Sept. 13, 2011 | WMU News

Photo of Dr. Daisy Yiyou Wang.
Wang
KALAMAZOO--An expert in the history of collecting Chinese art in the United States will give a talk at Western Michigan University Thursday, Sept. 22.

Dr. Daisy Yiyou Wang will speak on "Mammon and the Muse: C.T. Loo and the Formation of the Chinese Art Collection at the Freer Gallery of Art, 1915-1951," at 5:30 p.m. in Room 2028 of Brown Hall. The lecture is open to the public free of charge.

Wang will present findings from her interdisciplinary investigation of art history, museology, political and economic history, and international relations based on the life trajectory of a leading art dealer and the institutional history of a leading art museum.

She is the Chinese art project specialist for the Smithsonian Institution's Freer Gallery of Art and the Arthur M. Sackler Gallery in Washington, D.C. Together, the galleries form the national museum of Asian art for the United States.

Wang heads a team of colleagues from 14 Smithsonian museums and offices as well as two dozen major Chinese museums. She received a 2011 Smithsonian Grand Challenges Award to foster further collaboration between the galleries and China.

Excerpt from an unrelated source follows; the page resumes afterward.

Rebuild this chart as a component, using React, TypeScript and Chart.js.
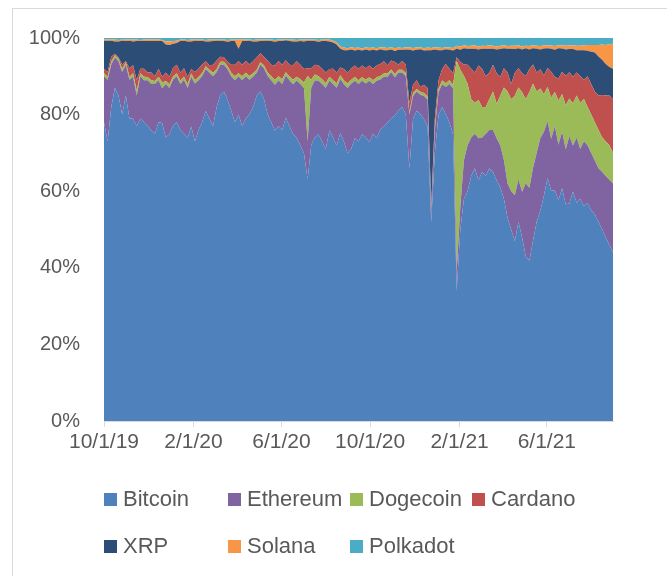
import React, { useEffect, useRef } from 'react';
import { Chart, registerables } from 'chart.js';

Chart.register(...registerables);

// one sample every 5 days starting 10/1/19
const STEP_DAYS = 5;
const tickDays = [0, 123, 244, 366, 489, 609];
const tickLabels = ['10/1/19', '2/1/20', '6/1/20', '10/1/20', '2/1/21', '6/1/21'];
const yTicks = [0, 20, 40, 60, 80, 100];

const seriesNames = ['Bitcoin', 'Ethereum', 'Dogecoin', 'Cardano', 'XRP', 'Solana', 'Polkadot'];
const seriesColors = ['#4F81BD', '#8064A2', '#9BBB59', '#C0504D', '#2C4D75', '#F79646', '#4BACC6'];

const bitcoin = [
  78, 73, 82, 87, 85, 80, 85, 79, 79, 77,
  79, 78, 77, 76, 75, 78, 77, 74, 75, 77,
  78, 76, 75, 74, 77, 73, 76, 78, 81, 79,
  77, 82, 85, 86, 84, 81, 78, 80, 77, 79,
  80, 82, 85, 86, 84, 80, 78, 76, 77, 76,
  79, 77, 75, 74, 72, 70, 63, 72, 74, 75,
  73, 71, 76, 74, 72, 75, 73, 70, 71, 74,
  73, 75, 74, 73, 75, 74, 76, 77, 78, 79,
  80, 81, 82, 80, 66, 79, 81, 80, 79, 77,
  52, 70, 80, 82, 80, 78, 75, 34, 50, 58,
  60, 64, 66, 63, 65, 64, 66, 65, 63, 61,
  58, 53, 50, 47, 52, 48, 43, 42, 47, 52,
  55, 60, 64, 62, 61, 60, 62, 59, 58, 60,
  57, 58, 56, 57, 55, 54, 52, 50, 48, 46,
  44,
];
const ethereum = [
  12, 16, 11, 8, 9, 11, 8, 10, 11, 8,
  11, 11, 12, 12, 13, 11, 9, 14, 12, 12,
  12, 12, 14, 13, 13, 15, 13, 12, 11, 12,
  13, 9, 8, 7, 8, 9, 11, 10, 12, 11,
  9, 8, 6, 7, 8, 10, 11, 12, 12, 12,
  11, 12, 13, 15, 16, 17, 10, 15, 15, 14,
  15, 16, 13, 14, 15, 14, 15, 17, 17, 15,
  15, 14, 14, 16, 13, 15, 13, 13, 12, 12,
  10, 10, 9, 10, 14, 6, 5, 5, 6, 7,
  3, 6, 6, 6, 7, 10, 12, 5, 6, 10,
  12, 10, 9, 11, 9, 11, 10, 11, 11, 11,
  10, 9, 10, 12, 11, 12, 19, 19, 19, 18,
  19, 17, 15, 14, 17, 15, 15, 15, 18, 12,
  17, 13, 17, 15, 15, 14, 14, 15, 16, 17,
  18,
];
const dogecoin = [
  0.8, 0.8, 0.7, 0.6, 0.6, 0.8, 0.7, 0.8, 0.9, 1.2,
  0.8, 0.9, 0.8, 1, 0.8, 0.9, 1.5, 0.8, 1, 0.8,
  0.8, 0.9, 0.8, 1, 0.8, 0.9, 0.8, 0.8, 0.7, 0.8,
  0.9, 0.8, 0.7, 0.8, 0.8, 0.9, 1, 0.8, 1, 0.9,
  1, 0.9, 0.8, 0.7, 0.8, 0.9, 1, 1.2, 1, 1.2,
  0.9, 1, 1.2, 1, 1.2, 1.5, 17, 2, 1.5, 1.2,
  1.2, 1.2, 1, 1, 1.2, 1, 1, 1.2, 1, 1,
  1, 0.9, 1, 0.9, 1, 0.9, 0.9, 0.8, 0.8, 0.7,
  0.8, 0.7, 0.7, 0.8, 0.6, 0.8, 0.7, 0.8, 0.8, 0.8,
  0.5, 0.7, 0.8, 1, 1, 1, 1, 55, 36, 22,
  16, 10, 8, 10, 8, 7, 8, 10, 9, 13,
  19, 24, 24, 26, 24, 26, 22, 25, 22, 16,
  13, 10, 9, 11, 9, 12, 10, 12, 10, 11,
  11, 12, 11, 10, 10, 10, 10, 9, 9, 9,
  8,
];
const cardano = [
  1.2, 1.2, 1.3, 0.4, 0.4, 1.2, 0.3, 2.2, 2.1, 2.8,
  1.2, 2.1, 1.2, 2, 1.2, 2.1, 1.5, 2.2, 2, 2.2,
  2.2, 2.1, 2.2, 2, 1.2, 2.1, 2.2, 2.2, 1.3, 1.2,
  2.1, 2.2, 1.3, 1.2, 1.2, 2.1, 3, 3.2, 3, 3.1,
  3, 3.1, 3.2, 2.3, 2.2, 3.1, 3, 3.8, 4, 3.8,
  3.1, 3, 3.8, 4, 3.8, 3.5, 2, 3, 2.5, 2.8,
  2.8, 2.8, 2, 3, 2.8, 2, 3, 2.8, 3, 3,
  3, 3.1, 3, 3.1, 3, 3.1, 3.1, 3.2, 2.2, 2.3,
  3.2, 1.3, 2.3, 2.2, 2.4, 2.2, 2.3, 1.2, 2.2, 2.2,
  0.5, 2.3, 2.2, 3, 5, 3, 3, 1, 2, 3,
  5, 8, 8, 9, 10, 8, 7, 7, 8, 5,
  5, 5, 4, 6, 5, 5, 6, 6, 5, 5,
  5, 5, 5, 7, 4, 6, 6, 8, 7, 7,
  6, 7, 5, 8, 8, 8, 9, 11, 12, 13,
  14,
];
const xrp = [
  7.2, 8.2, 4.2, 3.2, 4.2, 6.2, 5.2, 7.2, 6.2, 10.2,
  7.2, 7.2, 8.2, 8.2, 9.2, 7.2, 9.2, 7.3, 8.3, 6.3,
  5.7, 8.2, 7.2, 9.2, 7.2, 8.2, 7.2, 6.2, 5.2, 6.2,
  6.2, 5.2, 4.2, 4.2, 5.2, 6.2, 6.2, 3.2, 6.2, 5.2,
  6.2, 5.2, 4.2, 3.2, 4.2, 5.2, 6.2, 6.2, 5.2, 6.2,
  5.2, 6.2, 6.2, 5.2, 6.2, 7.2, 7.2, 7.2, 6.2, 6.2,
  7.2, 8.2, 7.2, 6.8, 7.3, 4.9, 4.9, 5.9, 4.9, 3.9,
  4.9, 3.9, 4.9, 3.9, 4.9, 3.9, 3.9, 2.9, 3.9, 2.9,
  2.9, 3.9, 2.9, 3.9, 13.9, 8.9, 7.9, 9.9, 8.9, 9.9,
  40.9, 17.9, 7.9, 4.9, 3.9, 4.9, 5.9, 2.2, 3.2, 4.2,
  4.2, 5.2, 6.2, 4.2, 5.2, 7.2, 6.2, 4.2, 6.2, 7.2,
  5.2, 6.2, 9.2, 6.2, 5.2, 6.2, 7.2, 5.2, 4.2, 6.2,
  5.2, 7.2, 5.2, 6.2, 7.2, 8.2, 6.2, 7.2, 6.2, 7.2,
  5.8, 6.8, 7.7, 6.7, 8.4, 10.2, 10.2, 9.2, 8.2, 7.4,
  8,
];
const solana = [
  0.4, 0.3, 0.4, 0.5, 0.4, 0.3, 0.4, 0.4, 0.5, 0.4,
  0.3, 0.4, 0.4, 0.5, 0.4, 0.4, 0.3, 0.8, 0.9, 0.7,
  0.6, 0.4, 0.3, 0.4, 0.5, 0.4, 0.4, 0.3, 0.4, 0.5,
  0.4, 0.4, 0.3, 0.4, 0.5, 0.4, 0.4, 2.4, 0.5, 0.4,
  0.3, 0.4, 0.5, 0.4, 0.4, 0.3, 0.4, 0.5, 0.4, 0.4,
  0.3, 0.4, 0.5, 0.4, 0.4, 0.5, 0.4, 0.3, 0.4, 0.5,
  0.4, 0.4, 0.5, 0.5, 0.6, 0.6, 0.7, 0.5, 0.6, 0.7,
  0.6, 0.5, 0.6, 0.7, 0.6, 0.6, 0.5, 0.7, 0.6, 0.6,
  0.7, 0.6, 0.5, 0.6, 0.6, 0.7, 0.6, 0.5, 0.6, 0.7,
  0.6, 0.6, 0.7, 0.6, 0.5, 0.6, 0.7, 0.8, 0.9, 0.8,
  0.7, 0.8, 0.9, 0.8, 0.8, 0.7, 0.9, 0.8, 0.8, 0.9,
  0.8, 0.7, 0.8, 0.9, 0.8, 0.8, 0.7, 0.9, 0.8, 0.8,
  0.9, 0.8, 0.8, 0.9, 1.0, 0.8, 0.9, 1.0, 0.9, 1.0,
  1.2, 1.2, 1.3, 1.5, 1.8, 2.0, 3.0, 4.0, 5.0, 6.0,
  6.5,
];
const polkadot = [
  0.4, 0.4, 0.3, 0.4, 0.5, 0.4, 0.4, 0.3, 0.4, 0.4,
  0.5, 0.4, 0.4, 0.3, 0.4, 0.4, 0.5, 0.9, 0.9, 0.8,
  0.7, 0.4, 0.4, 0.5, 0.4, 0.3, 0.4, 0.4, 0.5, 0.4,
  0.4, 0.3, 0.4, 0.4, 0.5, 0.4, 0.4, 0.4, 0.3, 0.4,
  0.4, 0.5, 0.4, 0.4, 0.3, 0.4, 0.4, 0.5, 0.4, 0.4,
  0.3, 0.4, 0.4, 0.5, 0.4, 0.4, 0.3, 0.4, 0.4, 0.5,
  0.4, 0.4, 0.4, 0.7, 1.1, 2.2, 2.5, 2.7, 2.4, 2.6,
  2.5, 2.8, 2.4, 2.6, 2.5, 2.7, 2.4, 2.5, 2.6, 2.4,
  2.7, 2.5, 2.6, 2.4, 2.5, 2.6, 2.5, 2.4, 2.7, 2.5,
  2.6, 2.4, 2.5, 2.6, 2.4, 2.5, 2.6, 2.0, 2.2, 1.9,
  2.1, 2.0, 1.9, 2.2, 2.0, 2.1, 1.9, 2.0, 2.2, 2.0,
  1.9, 2.1, 2.0, 2.0, 1.9, 2.2, 2.0, 2.1, 1.9, 2.0,
  2.1, 2.0, 1.9, 2.0, 2.1, 2.0, 1.9, 2.1, 2.0, 1.9,
  2.0, 2.0, 1.9, 1.8, 1.8, 1.8, 1.8, 1.7, 1.8, 1.6,
  1.5,
];

const FONT = "'Liberation Sans', Arial, sans-serif";
const TEXT_COLOR = '#595959';

export default function App() {
  const canvasRef = useRef<HTMLCanvasElement | null>(null);

  useEffect(() => {
    const raw = [bitcoin, ethereum, dogecoin, cardano, xrp, solana, polkadot];
    const n = bitcoin.length;
    const totals = Array.from({ length: n }, (_, i) => raw.reduce((s, a) => s + a[i], 0));
    const datasets = raw.map((arr, k) => ({
      label: seriesNames[k],
      data: arr.map((v, i) => ({ x: i * STEP_DAYS, y: (v / totals[i]) * 100 })),
      backgroundColor: seriesColors[k],
      borderColor: seriesColors[k],
      borderWidth: 0,
      pointRadius: 0,
      pointHoverRadius: 0,
      fill: k === 0 ? 'origin' : '-1',
      tension: 0,
    }));

    const chart = new Chart(canvasRef.current as HTMLCanvasElement, {
      type: 'line',
      data: { datasets } as any,
      options: {
        animation: false,
        responsive: false,
        maintainAspectRatio: false,
        layout: { padding: { top: 38, right: 54, bottom: 115, left: 0 } },
        plugins: {
          legend: { display: false },
          tooltip: { enabled: false },
        },
        scales: {
          x: {
            type: 'linear',
            min: 0,
            max: (n - 1) * STEP_DAYS,
            afterBuildTicks: (scale: any) => {
              scale.ticks = tickDays.map((v) => ({ value: v }));
            },
            afterFit: (scale: any) => {
              scale.height = 40;
            },
            ticks: {
              autoSkip: false,
              maxRotation: 0,
              minRotation: 0,
              padding: 3,
              color: TEXT_COLOR,
              font: { family: FONT, size: 21 },
              callback: (v: any) => {
                const idx = tickDays.indexOf(Number(v));
                return idx >= 0 ? tickLabels[idx] : '';
              },
            },
            grid: {
              display: true,
              drawOnChartArea: false,
              drawTicks: true,
              tickLength: 6,
              color: '#d9d9d9',
            },
            border: { display: true, color: '#d9d9d9', width: 1 },
          },
          y: {
            stacked: true,
            min: 0,
            max: 100,
            afterBuildTicks: (scale: any) => {
              scale.ticks = yTicks.map((v) => ({ value: v }));
            },
            afterFit: (scale: any) => {
              scale.width = 104;
            },
            ticks: {
              padding: 24,
              color: TEXT_COLOR,
              font: { family: FONT, size: 20 },
              callback: (v: any) => `${v}%`,
            },
            grid: { display: false, drawTicks: false },
            border: { display: false },
          },
        },
      } as any,
    });
    return () => chart.destroy();
  }, []);

  const legendRows = [
    [0, 1, 2, 3],
    [4, 5, 6],
  ];
  const colX = [104, 228, 350, 472];
  const rowY = [499, 546];

  return (
    <div style={{ position: 'absolute', left: 0, top: 0, width: 667, height: 576, overflow: 'hidden', background: '#fff' }}>
      <div
        style={{
          position: 'absolute',
          left: 12,
          top: 8,
          width: 720,
          height: 640,
          borderTop: '1px solid #d9d9d9',
          borderLeft: '1px solid #d9d9d9',
        }}
      />
      <canvas ref={canvasRef} width={667} height={576} style={{ position: 'absolute', left: 0, top: 0 }} />
      {legendRows.map((row, r) =>
        row.map((k, c) => (
          <div
            key={k}
            style={{
              position: 'absolute',
              left: colX[c],
              top: rowY[r] - 14,
              height: 28,
              display: 'flex',
              alignItems: 'center',
              fontFamily: FONT,
              fontSize: 22,
              color: TEXT_COLOR,
              whiteSpace: 'nowrap',
            }}
          >
            <span style={{ display: 'inline-block', width: 13, height: 13, background: seriesColors[k], marginRight: 6 }} />
            <span>{seriesNames[k]}</span>
          </div>
        ))
      )}
    </div>
  );
}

A respected researcher and curator, she has had her work on art history and museology published internationally and has contributed her expertise to many exhibitions of contemporary and traditional Chinese art.

She earned a bachelor's degree in international law and affairs as well as a master's degree in English literature from the University of International Relations in Beijing and a doctoral degree in art history from Ohio University.